Küçük yangınlar bizim için uyarıcı olmuyor; bir gün konuştuktan sonra işimize dönüyor, nereden nasıl bir çıkar sağlayacağımızın peşine düşünüyoruz. Büyük yangınların etkisi biraz daha uzun sürüyor. Özellikle yangının üçüncü gününden sonra ateş bacayı sarıyor, herkes bildiğini sandığı şeyleri ortaya saçıyor.

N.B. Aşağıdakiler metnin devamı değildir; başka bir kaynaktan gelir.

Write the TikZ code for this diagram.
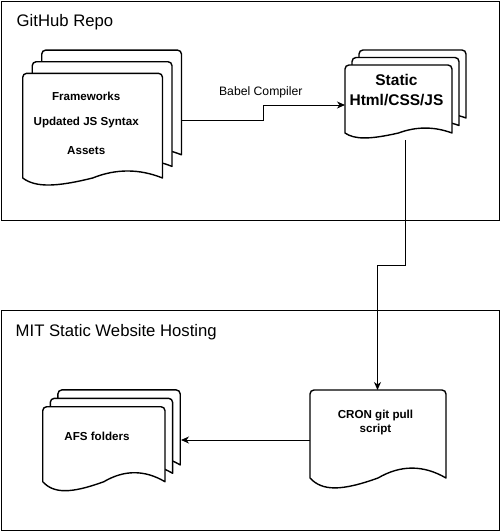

Mersinlik Yangını sırasında da öyle oldu. Yangına karşı kullanılacak hava aracımızın olmamasından, erken uyarı sistemlerine; Orman Dairesi’nin yetersizliklerinden Sivil Savunma Teşkilatı’na kadar her şeyi konuştuk.
Peki, bu konuşulanların iyisini kötüsünü kim ayıklayacak?
Gerçekten sağlıklı bir orman örgütü için neler yapılması gerektiğini, bunların bize kaça mal olacağını ve bu kaynağın nereden bulunabileceğini kim veya kimler anlatacak?
Yangınlarla mücadele etmek için yapmamız gerekenleri saptamak ve gerekenleri yerine getirebilmek için öncelikli bu görevi yapacakları saptamak, yetkilendirmek ve sonuçlarından sorumlu tutmak gerekiyor. Yetki ile birlikte kaynak vermek; tartışmakla yetinmemek gerekiyor.
ETKİLİ TARTIŞABİLMEK
Oysa biz tartışma yapmayı bile beceremiyoruz!
Mersinlik Yangını’nın bütün yükü, orman alanı içindeki bir özel mülkte yer alan bir evin sahibine yıkılmış durumdadır. O ev yok mu, o ev! Ah o ev! O ev olmasaydı, bu kadar orman alanı yanmamış olacaktı!
Daha bir ay önce nedeni resmi olarak açıklanmayan bir yangın sonunda bin dönümlük arazi yandı. O günden beri de küçüklü büyüklü yangınlar zaten yaşanıyor. H.K. kimdir bilmiyorum ama orman alanı içindeki mülküne izinsiz bir konut yaptı diye binlerce dönümlük ormanın yanması gerekmiyor. Yol açmak için kullanılan dozerin ruhsatının olmaması da yangını izah etmeye yetmiyor. Zaten ilgili bakan, daha geçtiğimiz gün, yollardaki araçların yarısının ruhsatsız olduğunu açıklamış bulunuyor. Bütün bunların orman yangınları ve müdahalelerimizin etkisiz kalması ile çok az ilişkisi vardır.
Her şeyimiz gibi, sorunları tartışma şeklimiz de Türkiye’ye benzedi: Cumhurbaşkanı Erdoğan, kendi idaresinin suçlarını gizlemek için olacak, orman yangınlarına neden olanlara idama kadar gidebilecek cezalar verilmesi gerektiğini söyledi. Sonra birini yakaladılar… Ormanı, babası arsa vaadini yerine getirmediği için kendisinin yaktığını söyledi. Az sonra da babasının arsası olmadığı da meydana çıktı.
Artık iyice belli oldu: Ormanı yaktı diye meczubun birini asmanın çözüm olacağını sananlar olduğu sürece biz bu orman yangınlarının önüne geçemeyecek, etkilerini azaltamayacağız. Eşkıya diye dağa çıkan Mida’yı ihbar ederek ödüle kavuşmayı ve mali sorunlarımızdan böylece kurtulmayı hayal ettiğimiz sürece, önümüze her çıkanı Mida’ya benzetmekten de kurtulamayacağız anlaşılan.